━━━━━ Data rows

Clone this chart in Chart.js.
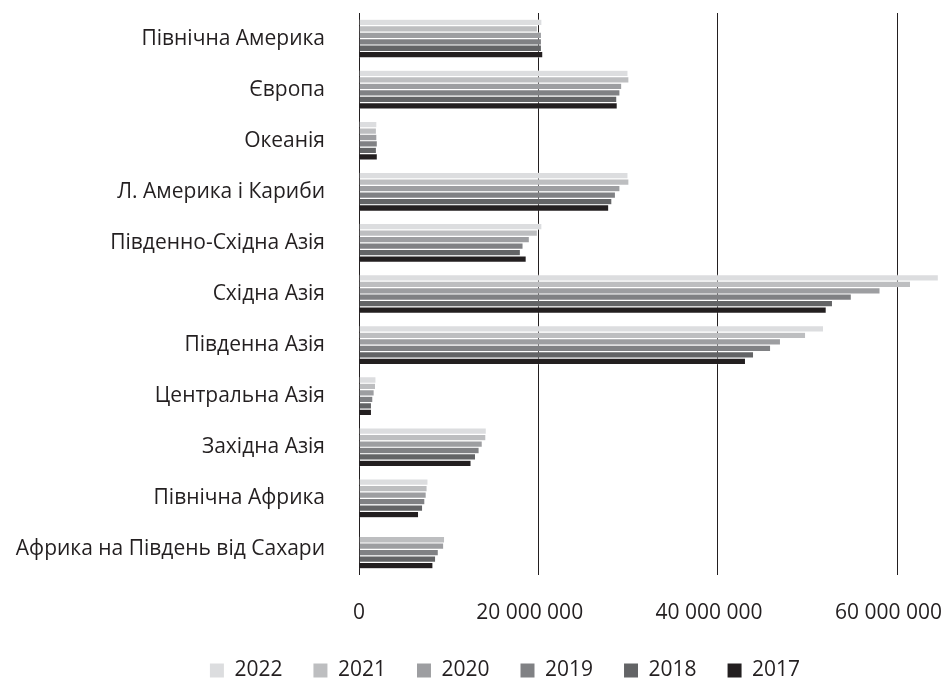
<!DOCTYPE html>
<html>
<head>
<meta charset="utf-8">
<script src="https://cdn.jsdelivr.net/npm/chart.js@4"></script>
<style>
  html, body { margin: 0; padding: 0; background: #fff; overflow: hidden; }
  #wrap { width: 942px; height: 679px; }
</style>
</head>
<body>
<div id="wrap"><canvas id="myChart"></canvas></div>
<script>
const regions = ["Північна Америка", "Європа", "Океанія", "Л. Америка і Кариби", "Південно-Східна Азія",
  "Східна Азія", "Південна Азія", "Центральна Азія", "Західна Азія", "Північна Африка", "Африка на Південь від Сахари"];

const years = ["2022", "2021", "2020", "2019", "2018", "2017"];

const v2022 = [20400000, 30000000, 2000000, 30000000, 20400000, 64600000, 51800000, 1900000, 14200000, 7700000, null];
const v2021 = [19900000, 30100000, 1950000, 30100000, 19900000, 61500000, 49800000, 1850000, 14150000, 7600000, 9550000];
const v2020 = [20350000, 29300000, 2000000, 29100000, 19000000, 58100000, 47000000, 1700000, 13750000, 7500000, 9450000];
const v2019 = [20350000, 29100000, 2050000, 28600000, 18300000, 54900000, 45900000, 1550000, 13400000, 7350000, 8850000];
const v2018 = [20350000, 28750000, 1950000, 28200000, 18000000, 52800000, 44000000, 1400000, 13000000, 7100000, 8550000];
const v2017 = [20500000, 28800000, 2050000, 27850000, 18650000, 52100000, 43100000, 1400000, 12500000, 6650000, 8250000];

const xTicks = [0, 20000000, 40000000, 60000000];

const series = [v2022, v2021, v2020, v2019, v2018, v2017];
const colors = ["#dcdddf", "#bdbec0", "#9d9ea1", "#808184", "#636466", "#231f20"];

const textColor = "#231f20";
const fontFamily = "'Open Sans', 'Noto Sans', sans-serif";

function fmt(v) {
  if (v === 0) return "0";
  // trailing figure space keeps the label a bit left of its gridline, like the original
  return String(v).replace(/\B(?=(\d{3})+(?!\d))/g, " ") + "\u2007 ";
}

// the legend sits a bit right of the page centre in the original
const shiftLegend = {
  id: "shiftLegend",
  afterLayout(chart) {
    chart.legend.left += 34;
    chart.legend.right += 34;
  },
};

const data = {
  labels: regions,
  datasets: years.map((y, i) => ({
    label: y,
    data: series[i],
    backgroundColor: colors[i],
    borderColor: "rgba(255,255,255,0.55)",
    borderWidth: 0.6,
    categoryPercentage: 0.76,
    barPercentage: 1,
  })),
};

const config = {
  type: "bar",
  data: data,
  plugins: [shiftLegend],
  options: {
    indexAxis: "y",
    responsive: true,
    maintainAspectRatio: false,
    animation: false,
    layout: { padding: { top: 13, left: 0, right: 0, bottom: -12 } },
    plugins: {
      tooltip: { enabled: false },
      legend: {
        position: "bottom",
        labels: {
          color: textColor,
          font: { family: fontFamily, size: 21 },
          boxWidth: 14,
          boxHeight: 14,
          padding: 31,
          generateLabels: (chart) =>
            chart.data.datasets.map((ds, i) => ({
              text: ds.label,
              fillStyle: ds.backgroundColor,
              strokeStyle: ds.backgroundColor,
              lineWidth: 0,
              fontColor: textColor,
              datasetIndex: i,
              hidden: false,
            })),
        },
      },
    },
    scales: {
      x: {
        min: 0,
        max: 65000000,
        afterBuildTicks: (scale) => {
          scale.ticks = xTicks.map((v) => ({ value: v }));
        },
        afterFit: (scale) => {
          scale.paddingLeft = 0;
          scale.paddingRight = 0;
          scale.height = 54;
        },
        grid: { color: "#231f20", lineWidth: 1, drawTicks: false },
        border: { display: false },
        ticks: {
          color: textColor,
          font: { family: fontFamily, size: 21 },
          padding: 25,
          maxRotation: 0,
          autoSkip: false,
          callback: (v) => fmt(v),
        },
      },
      y: {
        grid: { display: false, drawTicks: false },
        border: { display: false },
        afterFit: (scale) => {
          scale.width = 359;
          scale.paddingTop = 0;
          scale.paddingBottom = 0;
        },
        ticks: {
          color: textColor,
          font: { family: fontFamily, size: 21 },
          padding: 34,
          autoSkip: false,
        },
      },
    },
  },
};

const myChart = new Chart(document.getElementById("myChart"), config);
</script>
</body>
</html>
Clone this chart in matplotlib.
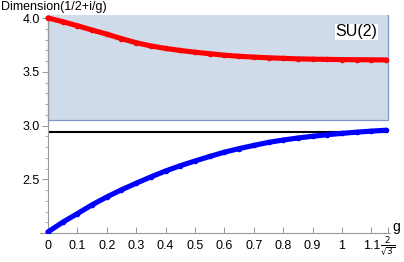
import numpy as np
import matplotlib.pyplot as plt
from matplotlib.transforms import ScaledTranslation

plt.rcParams['font.family'] = ['Liberation Sans', 'DejaVu Sans']

# g values
g = [0.0, 0.05, 0.10, 0.15, 0.20, 0.25, 0.30, 0.35, 0.40, 0.45, 0.50, 0.55,
     0.60, 0.65, 0.70, 0.75, 0.80, 0.85, 0.90, 0.95, 1.00, 1.05, 1.10, 1.15]
dim_red = [4.000, 3.966, 3.928, 3.888, 3.850, 3.808, 3.770, 3.740, 3.717, 3.698,
           3.682, 3.668, 3.654, 3.644, 3.636, 3.630, 3.625, 3.620, 3.617, 3.615,
           3.613, 3.612, 3.611, 3.610]
dim_blue = [2.010, 2.100, 2.180, 2.262, 2.335, 2.402, 2.463, 2.522, 2.577, 2.626,
            2.670, 2.712, 2.752, 2.785, 2.815, 2.843, 2.865, 2.884, 2.900, 2.914,
            2.927, 2.938, 2.948, 2.956]
black_level = 2.935
band_low = 3.055
g_max = 2 / np.sqrt(3)

xticks = [0, 0.1, 0.2, 0.3, 0.4, 0.5, 0.6, 0.7, 0.8, 0.9, 1.0, 1.1, g_max]
xlabels = ['0', '0.1', '0.2', '0.3', '0.4', '0.5', '0.6', '0.7', '0.8', '0.9',
           '1', '1.1', r'$\frac{2}{\sqrt{3}}$']
yticks = [2.5, 3.0, 3.5, 4.0]

fig = plt.figure(figsize=(4.04, 2.62), dpi=100)
ax = fig.add_axes([40/404, 29/262, 350/404, 218/262])

ax.fill_between([0, g_max], band_low, 4.2, facecolor='#cfdbe9',
                edgecolor='#7b98c6', lw=0.9, zorder=1)
ax.hlines(black_level, 0, g_max, color='black', lw=1.5, zorder=2)
ax.plot(g, dim_red, color='#ff0000', lw=3.7, marker='o', ms=3.0,
        solid_capstyle='round', zorder=3)
ax.plot(g, dim_blue, color='#0000ff', lw=3.7, marker='o', ms=3.0,
        solid_capstyle='round', zorder=3)

ax.set_xlim(-0.027, 1.163)
ax.set_ylim(2.0, 4.028)

for s in ['top', 'right']:
    ax.spines[s].set_visible(False)
ax.spines['left'].set_position(('data', 0))
ax.spines['bottom'].set_position(('data', 2.0))
for s in ['left', 'bottom']:
    ax.spines[s].set_color('#999999')
    ax.spines[s].set_linewidth(0.8)

ax.set_xticks(xticks)
ax.set_xticklabels(xlabels)
ax.set_yticks(yticks)
ax.set_yticks(np.arange(2.1, 4.0, 0.1), minor=True)
ax.tick_params(axis='x', direction='in', length=4, width=0.7, color='#999999',
               labelsize=9, pad=5)
ax.tick_params(axis='y', direction='out', length=4, width=0.7, color='#999999',
               labelsize=9, pad=2)
ax.tick_params(axis='y', which='minor', direction='out', length=2.2, width=0.6,
               color='#999999')
ax.yaxis.set_major_formatter(plt.FormatStrFormatter('%.1f'))

frac = ax.get_xticklabels()[-1]
frac.set_fontsize(9)
frac.set_transform(frac.get_transform() + ScaledTranslation(0, 4/72, fig.dpi_scale_trans))

ax.text(1.048, 3.87, 'SU(2)', fontsize=11.5, ha='center', va='center',
        bbox=dict(facecolor='white', edgecolor='none', pad=0.5), zorder=4)
ax.text(1.172, 2.06, 'g', fontsize=10, ha='left', va='center', clip_on=False)
fig.text(0.002, 0.975, 'Dimension(1/2+i/g)', fontsize=9, ha='left', va='center')

fig.savefig('out.png', dpi=100)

━━━━━━━━━━

Your task: Leave the pictures out, and restate exactly the lines from the start of the records through the one that contains "на Південь від".

Response:
Clone this chart in Chart.js.
<!DOCTYPE html>
<html>
<head>
<meta charset="utf-8">
<script src="https://cdn.jsdelivr.net/npm/chart.js@4"></script>
<style>
  html, body { margin: 0; padding: 0; background: #fff; overflow: hidden; }
  #wrap { width: 942px; height: 679px; }
</style>
</head>
<body>
<div id="wrap"><canvas id="myChart"></canvas></div>
<script>
const regions = ["Північна Америка", "Європа", "Океанія", "Л. Америка і Кариби", "Південно-Східна Азія",
  "Східна Азія", "Південна Азія", "Центральна Азія", "Західна Азія", "Північна Африка", "Африка на Південь від Сахари"];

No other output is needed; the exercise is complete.